The month ahead is not likely to bring us much relief from the screaming headlines and ‘breaking news’ interruptions dominated by election-related trivia.
Navjot Singh Sidhu has finally joined the Congress after having granted a face-saving audience by the party V-P, Rahul Gandhi, and it is anybody’s guess how long this marriage of convenience will last.
The cricketer-turned-comedian has wasted much precious time deciding which team to play for and it’s more likely that the laughs he is guaranteed to deliver would far outnumber the votes he garners. Our hearts go out to the Captain who earned his title wearing a uniform and has served also on other battlefields. The High Command he is subordinated to today has no clue about strategy and tactics.
It expects the foot soldiers ‘Not to question why, but to do and die!’ It is difficult to imagine how he is going to cope with this unguided missile in his arsenal and conduct an effective campaign. Before joining the Congress and declaring it to be a ghar wapsi, Sidhu had a sizzling affair with the AAP and everyone knows that he had a turbulent love-hate relationship with the BJP.
There was a time when his claims about saving the youth in Punjab from drug menace sounded credible. Constant bargaining and dithering has severely eroded the goodwill he once could boast of. The photo-op with RaGa may be good for his bruised ego, but can’t be the ‘tipping point’ in the electoral battle in the state.
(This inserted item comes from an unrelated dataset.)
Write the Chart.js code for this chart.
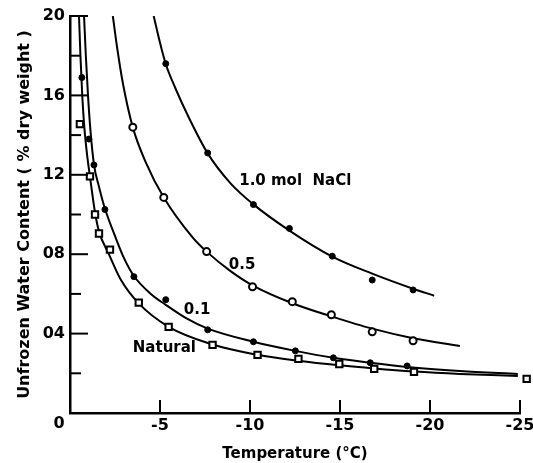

Talking of photographs, a spate of posters pasted on the walls across Uttar Pradesh show Daughter-in-Law of the State smiling by the side of Daughter of the Nation. Dimple Yadav and Priyanka Vadra, we are told, are going to run a duet campaign that will floor the BJP. The question that is distressing many citizens is: can only an unabashedly dynastic alliance bring poor UP from the brink?
The spectre of communal polarisation is rising again. Loud mouths and totally irresponsible leaders in the BJP parivar—such as Sakshi Maharaj—have time and again indulged in virulent hate speeches and fuelled apprehensions. Unwittingly, they have played into the hands of and rejuvenated the ‘secular’ opposition.
The family feud in the Samajwadi Party has played out and by all accounts Akhilesh Yadav has emerged more or less unscathed. Father, uncle and father’s friend stand in a corner where they have painted themselves in. Truth be told, the ‘cycle’ symbol is not as valuable for any faction as it is made out to be.
Brand Akhilesh has the face of the young, unblemished CM—at last unshackled, in popular mind, from fetters that crippled him. Compared to Behen Mayawati and as yet unnamed BJP contender for the CM’s chair, he appears much better placed in the race than others.
What is disturbing is that all the speculative analyses seem focused on fortunes of individuals or at best on the performance of political parties. No one has the time to flag problems that plague the lives of people either in Punjab or UP. Psephologists view these elections as a political barometer, indicative of signs of things to come in 2019. But what about life till then? It’s more than two years to go.
Winners and losers both would get busy for the crucial battle right after the results are announced in March, and the elected representatives of people who have little time for governance, management of economy and law and order are bound to suffer. It is amazing how soon we have forgotten the unruly and frequently adjourned winter session of Parliament. The acrimonious exchanges broadcast on national television have shaken the faith of people in institutions of democracy. ‘Debate’ and ‘dissent’ are words that have lost their meaning.
The courts, custodians of citizens’ fundamental right, burdened with backlog of hundreds of thousands of pending cases, try to provide some succour but cannot usurp the legislative functions of Parliament and Assemblies, or routinely dictate to the executive what it should do. Few are aware that the constitutional scheme separating powers in India is under severe stress at present. Federal arrangement is in need of urgent repair.
The Election Commission and the courts cast a larger than life shadow at times when elections are about to be held. Those who are used to rule—by dynastic birthright and/or money-cum-muscle power—know very well that these are creatures without teeth and claw. That’s why the Model Code of Conduct is flouted with impunity.
There is always a strong sense of deja vu in the run-up to the elections. Manifestos are given short shrift, ideology doesn’t matter a bit, it’s the ‘winnability’ of the candidates that reigns supreme in every mind. Unfortunately, we are swayed much too easily by ‘charisma’—real or manufactured by media. This is why Sidhu and Priyanka, or for that matter RaGa, will continue to be ‘news’ potboilers long after their cliché cameo appearances and frequent unexplained disappearances.